Wow, this little post that I wrote in 20 minutes went big time. It was just translated in Romanian. And just today from the Atlantic,
But is this really true? Among some of the biggest bloggers, this
notion is increasingly seen as suspect. In early July, Laura McKenna, a
widely respected and longtime blogger, argued on her site, 11D,
that blogging has perceptibly changed over the six years she’s been at
it. Many of blogging’s heavy hitters, she observed, have ended up
“absorbed into some other professional enterprise.” Meanwhile, newer or
lesser-known bloggers aren’t getting the kind of links and attention
they used to, which means that “good stuff” is no longer “bubbling to
the top.” Her post prompted a couple of the medium’s most legendary,
best-established hands to react: Matthew Yglesias (formerly of The Atlantic, now of ThinkProgress), confirmed that blogging has indeed become “institutionalized,” and Ezra Klein (formerly of The American Prospect, now of The Washington Post)

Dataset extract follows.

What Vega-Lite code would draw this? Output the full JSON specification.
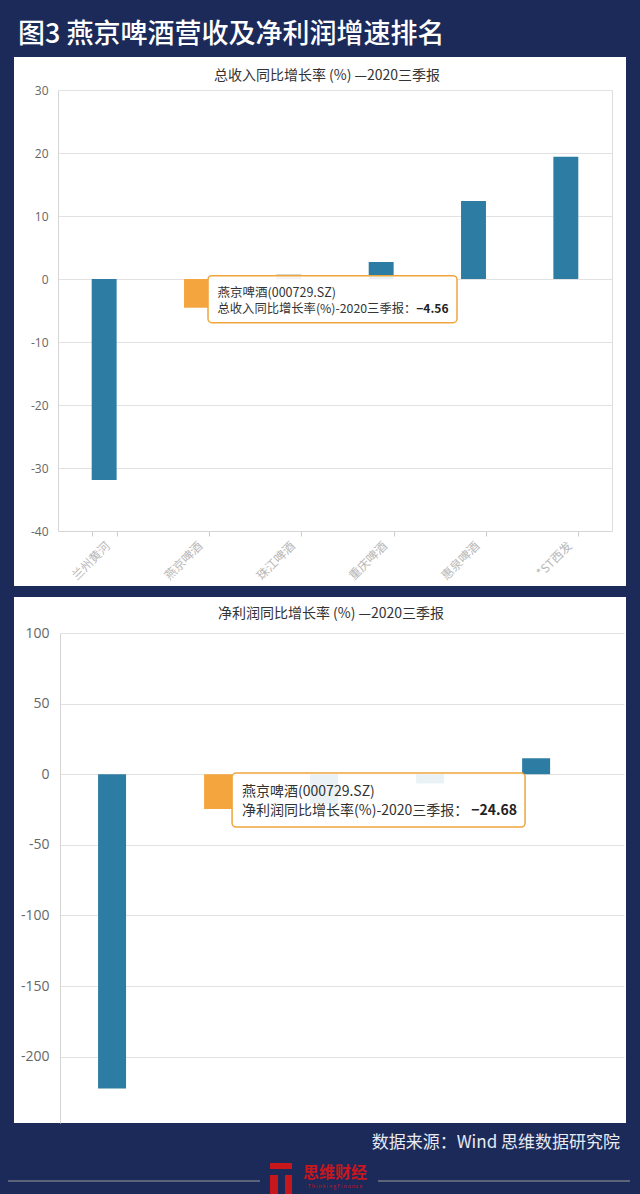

concurred, “The place has professionalized.” Almost everyone weighing
in agreed that blogging has become more corporate, more ossified, and
increasingly indistinguishable from the mainstream media. Even Glenn
Reynolds had a slight change of heart, admitting in a June interview
that the David-and-Goliath dynamic is eroding as blogs have become
“more big-media-ish.” All this has led Matthew Hindman, author of The Myth of Digital
Democracy, to declare that "The era when political comment on the Web
is dominated by solo bloggers writing for free is gone."
I've got to run out and meet the school bus, so I'll have to add more later. Wow. Still blushing.

Wow. Congratulations. Now, when is The Atlantic going to offer you the job you deserve?